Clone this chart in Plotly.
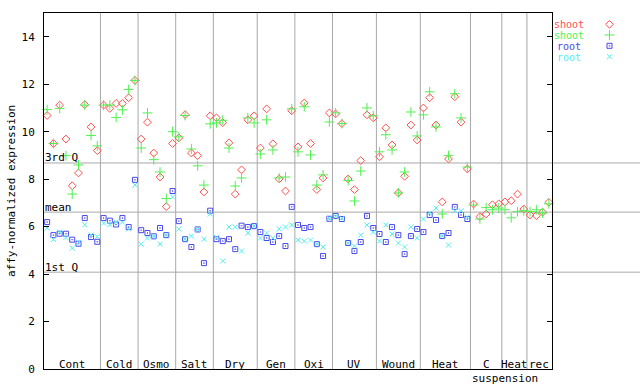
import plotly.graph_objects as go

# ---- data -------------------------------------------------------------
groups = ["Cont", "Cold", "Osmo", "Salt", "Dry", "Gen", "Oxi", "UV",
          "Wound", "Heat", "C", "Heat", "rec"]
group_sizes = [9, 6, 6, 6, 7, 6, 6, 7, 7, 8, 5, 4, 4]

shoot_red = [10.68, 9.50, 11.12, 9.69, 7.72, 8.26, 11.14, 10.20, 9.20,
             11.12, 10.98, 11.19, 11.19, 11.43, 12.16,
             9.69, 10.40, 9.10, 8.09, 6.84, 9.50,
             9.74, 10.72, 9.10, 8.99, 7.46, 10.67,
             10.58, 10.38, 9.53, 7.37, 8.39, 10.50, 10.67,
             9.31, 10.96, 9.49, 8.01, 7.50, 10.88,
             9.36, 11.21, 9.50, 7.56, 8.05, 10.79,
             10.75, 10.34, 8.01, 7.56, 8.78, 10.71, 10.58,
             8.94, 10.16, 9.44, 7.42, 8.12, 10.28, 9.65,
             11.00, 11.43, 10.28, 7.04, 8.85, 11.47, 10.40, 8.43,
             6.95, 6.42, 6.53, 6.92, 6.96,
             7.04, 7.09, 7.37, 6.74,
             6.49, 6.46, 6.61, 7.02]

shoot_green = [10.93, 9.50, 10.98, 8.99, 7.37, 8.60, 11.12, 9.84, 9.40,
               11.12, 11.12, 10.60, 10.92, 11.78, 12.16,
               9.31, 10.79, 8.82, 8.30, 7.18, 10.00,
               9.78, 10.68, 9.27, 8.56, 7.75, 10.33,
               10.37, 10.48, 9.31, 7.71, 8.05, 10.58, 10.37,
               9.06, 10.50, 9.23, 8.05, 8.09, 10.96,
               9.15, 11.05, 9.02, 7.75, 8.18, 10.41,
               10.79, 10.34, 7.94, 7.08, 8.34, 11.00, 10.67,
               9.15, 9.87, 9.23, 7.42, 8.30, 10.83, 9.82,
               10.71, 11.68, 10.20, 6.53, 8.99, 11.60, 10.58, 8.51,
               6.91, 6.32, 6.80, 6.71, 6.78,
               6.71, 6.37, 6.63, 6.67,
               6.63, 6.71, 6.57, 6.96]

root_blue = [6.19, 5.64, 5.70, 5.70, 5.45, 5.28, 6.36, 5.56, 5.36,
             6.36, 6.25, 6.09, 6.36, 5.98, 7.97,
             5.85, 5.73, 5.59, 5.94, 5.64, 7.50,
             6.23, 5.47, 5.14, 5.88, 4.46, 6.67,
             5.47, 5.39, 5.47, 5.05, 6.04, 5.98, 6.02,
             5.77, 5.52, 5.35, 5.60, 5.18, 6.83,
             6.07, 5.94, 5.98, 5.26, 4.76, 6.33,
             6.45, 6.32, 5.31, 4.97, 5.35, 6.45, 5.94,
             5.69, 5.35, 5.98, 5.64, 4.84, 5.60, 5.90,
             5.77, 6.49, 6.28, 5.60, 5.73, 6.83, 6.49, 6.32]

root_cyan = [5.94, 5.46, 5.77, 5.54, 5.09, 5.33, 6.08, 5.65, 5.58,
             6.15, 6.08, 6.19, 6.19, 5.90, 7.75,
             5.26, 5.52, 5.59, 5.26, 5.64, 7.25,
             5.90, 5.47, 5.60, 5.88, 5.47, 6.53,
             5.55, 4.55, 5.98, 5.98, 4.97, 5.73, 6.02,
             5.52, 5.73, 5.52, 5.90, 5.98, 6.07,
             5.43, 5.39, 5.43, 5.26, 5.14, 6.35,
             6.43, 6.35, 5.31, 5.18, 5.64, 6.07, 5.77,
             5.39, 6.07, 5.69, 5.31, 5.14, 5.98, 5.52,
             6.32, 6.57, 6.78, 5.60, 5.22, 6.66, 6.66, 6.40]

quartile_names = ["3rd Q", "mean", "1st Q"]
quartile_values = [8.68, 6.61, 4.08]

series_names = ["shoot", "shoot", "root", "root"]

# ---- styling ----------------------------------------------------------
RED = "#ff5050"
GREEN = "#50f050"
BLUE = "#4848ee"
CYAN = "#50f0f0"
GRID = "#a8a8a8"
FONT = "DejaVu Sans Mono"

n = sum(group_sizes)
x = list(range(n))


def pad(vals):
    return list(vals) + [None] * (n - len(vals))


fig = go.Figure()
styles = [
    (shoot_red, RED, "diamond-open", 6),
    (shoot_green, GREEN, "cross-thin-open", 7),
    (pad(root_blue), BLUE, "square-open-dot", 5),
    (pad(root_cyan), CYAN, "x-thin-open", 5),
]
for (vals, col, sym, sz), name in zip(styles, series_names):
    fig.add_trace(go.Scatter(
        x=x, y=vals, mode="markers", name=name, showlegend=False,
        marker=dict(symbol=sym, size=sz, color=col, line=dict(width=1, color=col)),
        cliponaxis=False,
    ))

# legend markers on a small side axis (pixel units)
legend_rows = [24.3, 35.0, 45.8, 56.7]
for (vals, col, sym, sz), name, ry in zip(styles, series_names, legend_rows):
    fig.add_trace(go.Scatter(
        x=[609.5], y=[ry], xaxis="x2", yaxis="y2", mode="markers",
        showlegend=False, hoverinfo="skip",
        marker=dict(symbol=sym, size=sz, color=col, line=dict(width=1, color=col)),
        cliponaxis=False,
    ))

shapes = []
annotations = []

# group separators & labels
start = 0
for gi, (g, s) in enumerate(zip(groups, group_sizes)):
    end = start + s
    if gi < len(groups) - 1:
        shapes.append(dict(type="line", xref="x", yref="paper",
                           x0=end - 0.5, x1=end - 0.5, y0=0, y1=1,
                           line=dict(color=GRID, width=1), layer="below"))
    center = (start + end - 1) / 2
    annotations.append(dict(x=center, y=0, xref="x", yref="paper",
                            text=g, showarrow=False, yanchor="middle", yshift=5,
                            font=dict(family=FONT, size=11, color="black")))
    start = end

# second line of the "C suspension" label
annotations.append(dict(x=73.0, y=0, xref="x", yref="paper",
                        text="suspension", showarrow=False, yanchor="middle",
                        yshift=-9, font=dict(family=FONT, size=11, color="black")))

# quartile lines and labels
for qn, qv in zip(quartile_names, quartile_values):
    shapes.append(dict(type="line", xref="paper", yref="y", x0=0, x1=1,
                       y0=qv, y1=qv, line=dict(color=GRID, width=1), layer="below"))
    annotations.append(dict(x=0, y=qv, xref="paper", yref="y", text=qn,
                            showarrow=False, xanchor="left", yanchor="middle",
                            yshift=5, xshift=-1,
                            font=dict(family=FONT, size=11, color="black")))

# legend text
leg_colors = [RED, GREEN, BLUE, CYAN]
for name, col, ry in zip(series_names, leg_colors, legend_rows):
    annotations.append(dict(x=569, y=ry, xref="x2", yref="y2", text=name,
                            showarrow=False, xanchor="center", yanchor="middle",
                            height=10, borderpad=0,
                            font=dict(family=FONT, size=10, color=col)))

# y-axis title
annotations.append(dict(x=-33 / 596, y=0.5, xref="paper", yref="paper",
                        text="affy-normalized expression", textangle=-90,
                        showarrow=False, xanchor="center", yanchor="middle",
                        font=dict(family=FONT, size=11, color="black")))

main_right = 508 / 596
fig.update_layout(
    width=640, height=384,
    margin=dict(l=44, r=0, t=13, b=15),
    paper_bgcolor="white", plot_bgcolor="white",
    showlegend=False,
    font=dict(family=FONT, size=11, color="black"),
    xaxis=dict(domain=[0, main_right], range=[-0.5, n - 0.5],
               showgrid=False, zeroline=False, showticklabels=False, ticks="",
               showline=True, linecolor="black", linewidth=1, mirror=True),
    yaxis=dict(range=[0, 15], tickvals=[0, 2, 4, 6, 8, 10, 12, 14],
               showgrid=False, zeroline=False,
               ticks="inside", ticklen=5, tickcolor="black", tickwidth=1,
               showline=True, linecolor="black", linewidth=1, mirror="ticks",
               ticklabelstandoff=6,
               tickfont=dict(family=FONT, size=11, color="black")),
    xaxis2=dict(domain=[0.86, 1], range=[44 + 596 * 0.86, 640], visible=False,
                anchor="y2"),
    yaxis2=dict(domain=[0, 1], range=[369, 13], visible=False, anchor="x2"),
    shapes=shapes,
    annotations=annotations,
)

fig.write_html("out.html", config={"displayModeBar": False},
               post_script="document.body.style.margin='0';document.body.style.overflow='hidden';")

--

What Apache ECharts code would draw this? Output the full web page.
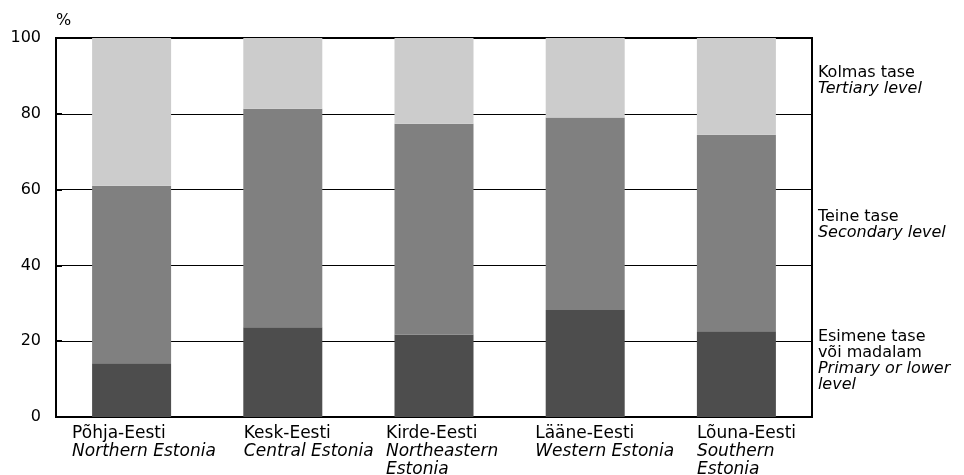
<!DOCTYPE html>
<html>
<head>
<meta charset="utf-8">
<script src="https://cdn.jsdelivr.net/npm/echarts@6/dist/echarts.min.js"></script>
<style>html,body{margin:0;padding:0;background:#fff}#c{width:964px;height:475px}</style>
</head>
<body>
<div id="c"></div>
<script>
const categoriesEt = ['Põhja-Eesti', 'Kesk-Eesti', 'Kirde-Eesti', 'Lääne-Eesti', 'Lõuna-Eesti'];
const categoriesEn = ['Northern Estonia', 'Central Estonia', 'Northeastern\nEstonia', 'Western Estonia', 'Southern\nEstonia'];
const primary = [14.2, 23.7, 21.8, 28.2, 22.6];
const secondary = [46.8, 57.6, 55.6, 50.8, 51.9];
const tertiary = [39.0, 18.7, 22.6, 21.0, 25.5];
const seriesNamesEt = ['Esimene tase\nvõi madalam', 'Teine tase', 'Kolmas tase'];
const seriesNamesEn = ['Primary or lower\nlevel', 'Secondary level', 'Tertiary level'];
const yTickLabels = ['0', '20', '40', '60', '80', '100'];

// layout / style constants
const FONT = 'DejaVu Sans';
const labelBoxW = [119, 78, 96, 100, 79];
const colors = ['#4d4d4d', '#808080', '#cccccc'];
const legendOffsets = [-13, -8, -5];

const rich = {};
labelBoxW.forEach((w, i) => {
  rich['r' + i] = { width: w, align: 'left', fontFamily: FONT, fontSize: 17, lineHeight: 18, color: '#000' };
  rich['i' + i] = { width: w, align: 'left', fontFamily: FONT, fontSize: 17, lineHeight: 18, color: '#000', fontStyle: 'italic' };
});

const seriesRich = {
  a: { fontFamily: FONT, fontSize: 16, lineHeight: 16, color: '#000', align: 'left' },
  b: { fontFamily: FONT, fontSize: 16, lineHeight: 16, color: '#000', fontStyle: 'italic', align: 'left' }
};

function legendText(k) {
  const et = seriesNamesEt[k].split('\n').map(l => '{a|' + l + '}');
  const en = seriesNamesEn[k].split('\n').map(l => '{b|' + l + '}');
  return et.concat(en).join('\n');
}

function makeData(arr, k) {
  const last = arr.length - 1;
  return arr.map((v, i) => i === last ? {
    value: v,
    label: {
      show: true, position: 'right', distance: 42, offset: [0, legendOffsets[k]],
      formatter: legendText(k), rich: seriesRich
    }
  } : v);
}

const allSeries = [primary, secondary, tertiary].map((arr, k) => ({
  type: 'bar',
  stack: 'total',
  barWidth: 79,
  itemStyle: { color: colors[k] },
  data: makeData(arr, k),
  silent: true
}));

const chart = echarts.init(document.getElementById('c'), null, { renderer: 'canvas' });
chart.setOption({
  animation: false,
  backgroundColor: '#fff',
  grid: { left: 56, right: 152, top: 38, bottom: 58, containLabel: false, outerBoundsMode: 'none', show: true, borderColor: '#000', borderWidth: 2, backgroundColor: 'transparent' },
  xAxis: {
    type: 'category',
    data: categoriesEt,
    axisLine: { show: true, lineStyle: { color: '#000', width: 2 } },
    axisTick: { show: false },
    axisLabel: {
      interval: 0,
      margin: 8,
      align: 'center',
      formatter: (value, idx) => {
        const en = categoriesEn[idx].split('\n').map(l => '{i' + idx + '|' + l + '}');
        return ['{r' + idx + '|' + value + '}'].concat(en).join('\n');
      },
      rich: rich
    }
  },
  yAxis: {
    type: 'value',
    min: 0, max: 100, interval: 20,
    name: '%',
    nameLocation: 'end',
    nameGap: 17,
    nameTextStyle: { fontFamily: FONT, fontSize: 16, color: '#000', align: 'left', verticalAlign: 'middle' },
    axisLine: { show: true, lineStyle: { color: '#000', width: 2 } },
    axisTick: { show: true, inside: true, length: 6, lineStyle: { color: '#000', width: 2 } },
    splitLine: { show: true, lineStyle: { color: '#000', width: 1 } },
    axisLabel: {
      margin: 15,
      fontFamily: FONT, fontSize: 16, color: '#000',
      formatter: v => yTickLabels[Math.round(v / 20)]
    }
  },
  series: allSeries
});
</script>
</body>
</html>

---

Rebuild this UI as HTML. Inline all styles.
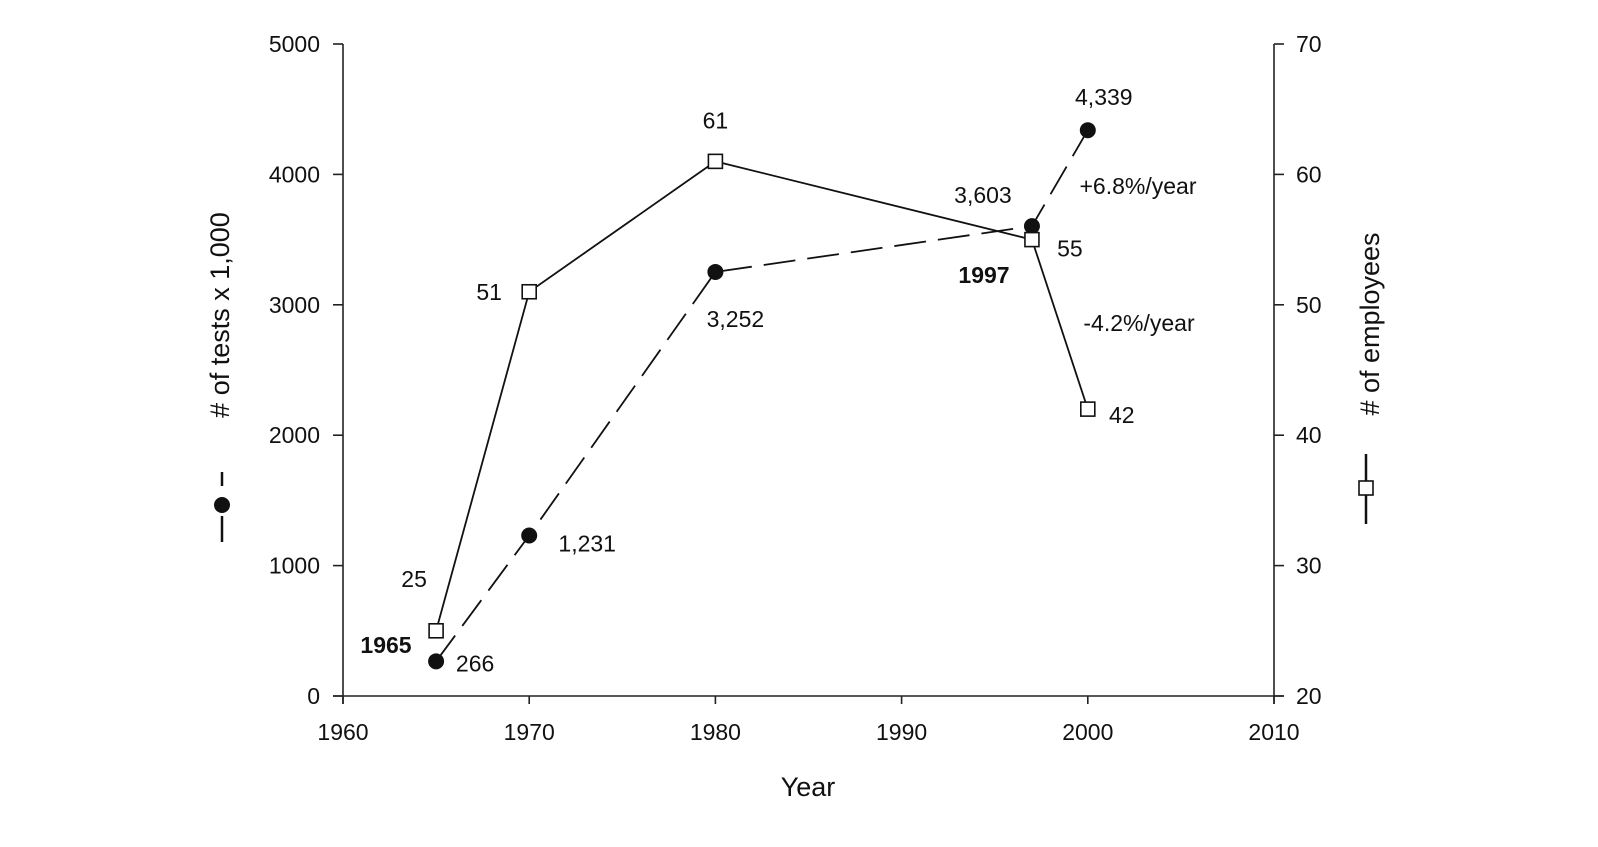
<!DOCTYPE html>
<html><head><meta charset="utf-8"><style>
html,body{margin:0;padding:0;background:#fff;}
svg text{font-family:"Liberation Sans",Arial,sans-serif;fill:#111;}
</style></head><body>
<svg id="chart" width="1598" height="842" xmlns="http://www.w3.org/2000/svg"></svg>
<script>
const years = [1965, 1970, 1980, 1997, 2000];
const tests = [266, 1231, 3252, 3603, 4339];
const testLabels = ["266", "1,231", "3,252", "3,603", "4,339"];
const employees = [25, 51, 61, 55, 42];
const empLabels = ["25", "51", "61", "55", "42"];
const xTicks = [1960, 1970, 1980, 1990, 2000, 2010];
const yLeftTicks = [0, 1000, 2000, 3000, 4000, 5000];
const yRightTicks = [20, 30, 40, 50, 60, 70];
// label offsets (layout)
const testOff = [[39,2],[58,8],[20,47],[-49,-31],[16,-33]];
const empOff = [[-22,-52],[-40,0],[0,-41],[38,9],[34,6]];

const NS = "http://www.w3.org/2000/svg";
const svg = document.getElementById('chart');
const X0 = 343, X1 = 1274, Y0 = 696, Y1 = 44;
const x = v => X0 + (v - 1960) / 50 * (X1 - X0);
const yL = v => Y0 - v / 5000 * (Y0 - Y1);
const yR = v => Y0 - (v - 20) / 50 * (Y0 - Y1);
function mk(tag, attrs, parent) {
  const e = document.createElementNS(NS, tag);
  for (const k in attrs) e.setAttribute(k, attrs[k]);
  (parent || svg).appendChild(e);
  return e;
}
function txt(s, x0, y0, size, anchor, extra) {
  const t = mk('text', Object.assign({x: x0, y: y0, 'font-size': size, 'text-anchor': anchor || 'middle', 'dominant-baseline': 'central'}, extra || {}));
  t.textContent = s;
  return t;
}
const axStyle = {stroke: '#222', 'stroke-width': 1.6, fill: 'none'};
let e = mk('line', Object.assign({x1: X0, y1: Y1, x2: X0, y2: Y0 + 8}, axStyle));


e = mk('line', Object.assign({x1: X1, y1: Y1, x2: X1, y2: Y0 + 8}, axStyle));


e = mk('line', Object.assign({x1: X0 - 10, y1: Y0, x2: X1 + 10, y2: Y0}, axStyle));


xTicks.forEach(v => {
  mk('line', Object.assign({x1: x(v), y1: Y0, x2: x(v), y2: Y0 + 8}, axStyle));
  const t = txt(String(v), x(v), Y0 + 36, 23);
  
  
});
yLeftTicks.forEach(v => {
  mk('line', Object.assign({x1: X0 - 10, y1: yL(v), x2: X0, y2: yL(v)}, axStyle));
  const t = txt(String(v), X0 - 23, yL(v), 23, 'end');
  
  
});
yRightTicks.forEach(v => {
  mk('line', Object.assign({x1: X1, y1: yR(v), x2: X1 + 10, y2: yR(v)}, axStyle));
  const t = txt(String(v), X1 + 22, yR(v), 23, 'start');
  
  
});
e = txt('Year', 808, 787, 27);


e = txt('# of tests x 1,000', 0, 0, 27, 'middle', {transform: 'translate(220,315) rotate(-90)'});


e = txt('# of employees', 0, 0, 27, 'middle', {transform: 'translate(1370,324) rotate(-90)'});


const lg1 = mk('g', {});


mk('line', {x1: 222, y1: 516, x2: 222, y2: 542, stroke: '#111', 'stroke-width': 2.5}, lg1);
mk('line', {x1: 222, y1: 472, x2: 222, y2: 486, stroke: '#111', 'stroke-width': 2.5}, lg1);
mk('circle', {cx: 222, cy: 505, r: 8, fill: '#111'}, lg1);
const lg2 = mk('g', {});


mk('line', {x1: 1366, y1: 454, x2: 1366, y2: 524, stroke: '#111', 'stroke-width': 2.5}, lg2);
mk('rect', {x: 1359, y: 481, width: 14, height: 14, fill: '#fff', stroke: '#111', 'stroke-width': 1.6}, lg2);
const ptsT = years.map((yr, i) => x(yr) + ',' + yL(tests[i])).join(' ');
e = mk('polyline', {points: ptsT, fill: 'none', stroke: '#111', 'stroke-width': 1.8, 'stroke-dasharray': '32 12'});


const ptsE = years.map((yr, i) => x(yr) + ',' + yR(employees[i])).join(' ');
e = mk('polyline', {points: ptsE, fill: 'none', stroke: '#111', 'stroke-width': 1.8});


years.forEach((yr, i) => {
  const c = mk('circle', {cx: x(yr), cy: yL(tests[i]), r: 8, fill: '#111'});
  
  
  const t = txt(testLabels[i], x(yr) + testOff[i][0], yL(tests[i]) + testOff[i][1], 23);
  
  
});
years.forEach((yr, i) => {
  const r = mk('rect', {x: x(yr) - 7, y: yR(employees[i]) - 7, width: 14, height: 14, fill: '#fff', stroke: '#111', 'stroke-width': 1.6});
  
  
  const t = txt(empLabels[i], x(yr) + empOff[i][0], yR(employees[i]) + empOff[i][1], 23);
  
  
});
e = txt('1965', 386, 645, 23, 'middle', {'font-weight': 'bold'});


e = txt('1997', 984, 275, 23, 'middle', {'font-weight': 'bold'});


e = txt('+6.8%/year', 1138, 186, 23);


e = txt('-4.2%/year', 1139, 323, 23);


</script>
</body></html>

#### What needs to be done:
Make an exact copy of the lines from the one containing "Rebuild this UI as HTML. Inline all styles." to the one containing "const empOff = [[-22,-52],[-40,0],[0,-41],[38,9],[34,6]];", keeping both and leaving out every picture.

#### The output:
Rebuild this UI as HTML. Inline all styles.
<!DOCTYPE html>
<html><head><meta charset="utf-8"><style>
html,body{margin:0;padding:0;background:#fff;}
svg text{font-family:"Liberation Sans",Arial,sans-serif;fill:#111;}
</style></head><body>
<svg id="chart" width="1598" height="842" xmlns="http://www.w3.org/2000/svg"></svg>
<script>
const years = [1965, 1970, 1980, 1997, 2000];
const tests = [266, 1231, 3252, 3603, 4339];
const testLabels = ["266", "1,231", "3,252", "3,603", "4,339"];
const employees = [25, 51, 61, 55, 42];
const empLabels = ["25", "51", "61", "55", "42"];
const xTicks = [1960, 1970, 1980, 1990, 2000, 2010];
const yLeftTicks = [0, 1000, 2000, 3000, 4000, 5000];
const yRightTicks = [20, 30, 40, 50, 60, 70];
// label offsets (layout)
const testOff = [[39,2],[58,8],[20,47],[-49,-31],[16,-33]];
const empOff = [[-22,-52],[-40,0],[0,-41],[38,9],[34,6]];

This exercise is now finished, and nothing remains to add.